Troublesome cases involve -0.0 and not a number:

  1. calc_min_value(-0.0, +0.0) returns 0.0. OK, but not clear from the function specification. -0.0 is reasonable - but worth the effort?

  2. calc_min_value(NotANumber, 42.0) returns 42.0 - seems reasonable.

  3. calc_min_value(42.0, NotANumber) returns NotANumber - inconsistent with #2. I'd expect #2 & #3 to return the same.

  4. calc_min_value(NotANumberA, NotANumberB) returns NotANumberB. Rare case when 2 NANs are present. Slightly more common to return the first when both quiet or both signaling NANs, else the signaling one.
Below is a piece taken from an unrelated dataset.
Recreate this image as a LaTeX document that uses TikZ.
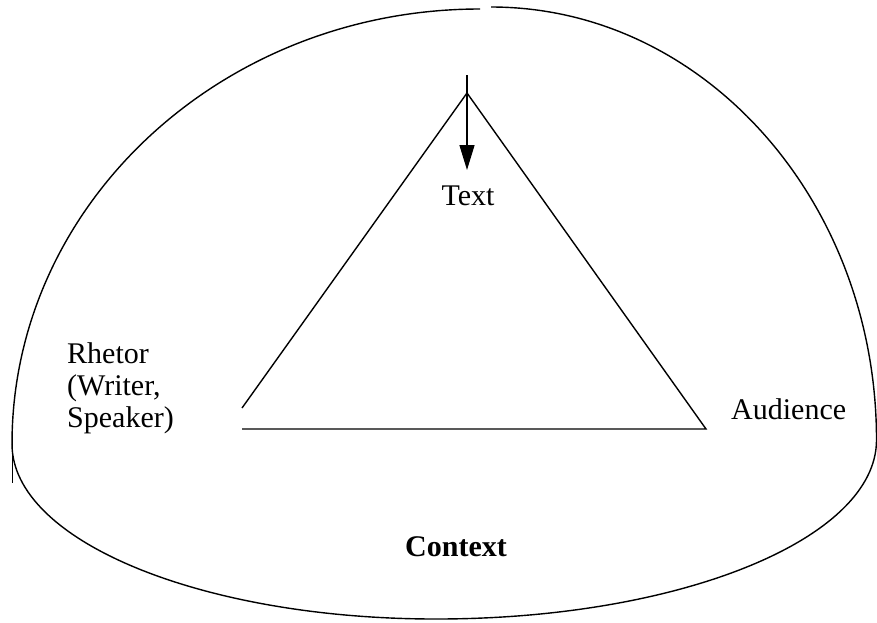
\documentclass[tikz,border=0pt]{standalone}
\usepackage{fontspec}
\setmainfont{Liberation Serif}
\usetikzlibrary{arrows.meta}
\tikzset{
  curve/.style={line width=1.4pt},
  tri/.style={line width=1.4pt},
  lbl/.style={inner sep=0pt, font=\fontsize{30}{32}\selectfont},
}
\begin{document}
\begin{tikzpicture}[x=1pt,y=-1pt]
\useasboundingbox (0,0) rectangle (877,622);
% outer context curve
\coordinate (L) at (12,444);
\coordinate (T1) at (480,9);
\coordinate (T2) at (491,7);
\coordinate (R) at (876.5,440);
\coordinate (B) at (436,619);
\draw[curve] (L) .. controls (12,204) and (222,9) .. (T1);
\draw[curve] (T2) .. controls (704,7) and (876.5,201) .. (R)
  .. controls (876.5,539) and (680,619) .. (B)
  .. controls (202,619) and (12,541) .. (L);
\coordinate (tickA) at (12.5,432);
\coordinate (tickB) at (12.5,483);
\draw[curve] (tickA) -- (tickB);
% triangle
\coordinate (apex) at (467,93);
\coordinate (lend) at (242,408);
\coordinate (bl) at (242,429);
\coordinate (br) at (706,429);
\draw[tri] (lend) -- (apex) -- (br) -- (bl);
% arrow
\coordinate (atop) at (467,75);
\coordinate (atip) at (467,170);
\draw[tri,-{Triangle[length=25pt,width=15pt]}] (atop) -- (atip);
% labels
\node[lbl, anchor=base] (text) at (468,205) {Text};
\node[lbl, anchor=base west] (aud) at (731,419) {Audience};
\node[lbl, anchor=north west, align=left] (rhet) at (67,342.5) {Rhetor\\(Writer,\\Speaker)};
\node[lbl, anchor=base, font=\fontsize{30}{32}\selectfont\bfseries] (ctx) at (456,556) {Context};
\end{tikzpicture}
\end{document}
Using a return of a pointer does allow returning of the first address, second address, or NULL - perhaps for NAN cases. Yet a three way return may be clumsy for the user.


FP functions are most commonly handled with numeric parameters and return - not an address.

Note: Compare of numeric values often involves a constant. Forming the address is more work.


Consider returning the lesser of the two when they have different values, -0.0 when tied with 0.0, else the first when equal and the non-NAN when one of them is NAN.

Possibly may want to return -NAN over a NAN when both NAN (not shown).

Pedantic code checks for NAN-ness first as first < second is not specified by C concerning NANs, yet that compare is very commonly false.

// More robust
double calc_min_value(double first, double second) {
  if (isnan(first)) {
    if (isnan(second)) return first;
    return second;
  }
  if (isnan(second)) {
    return first;
  }
  if (first < second) return first;
  if (second < first) return second;

  // If both the same sign, return the first.
  if (!signbit(first) == !signbit(second)) return first;
  return signbit(first) ? first : second;
}

Research also isless()

The isless macro determines whether its first argument is less than its second argument. The value of isless(x,y) is always equal to (x)< (y); however, unlike (x)< (y), isless(x,y) does not raise the "invalid" floating-point exception when x and y are unordered and neither is a signaling NaN.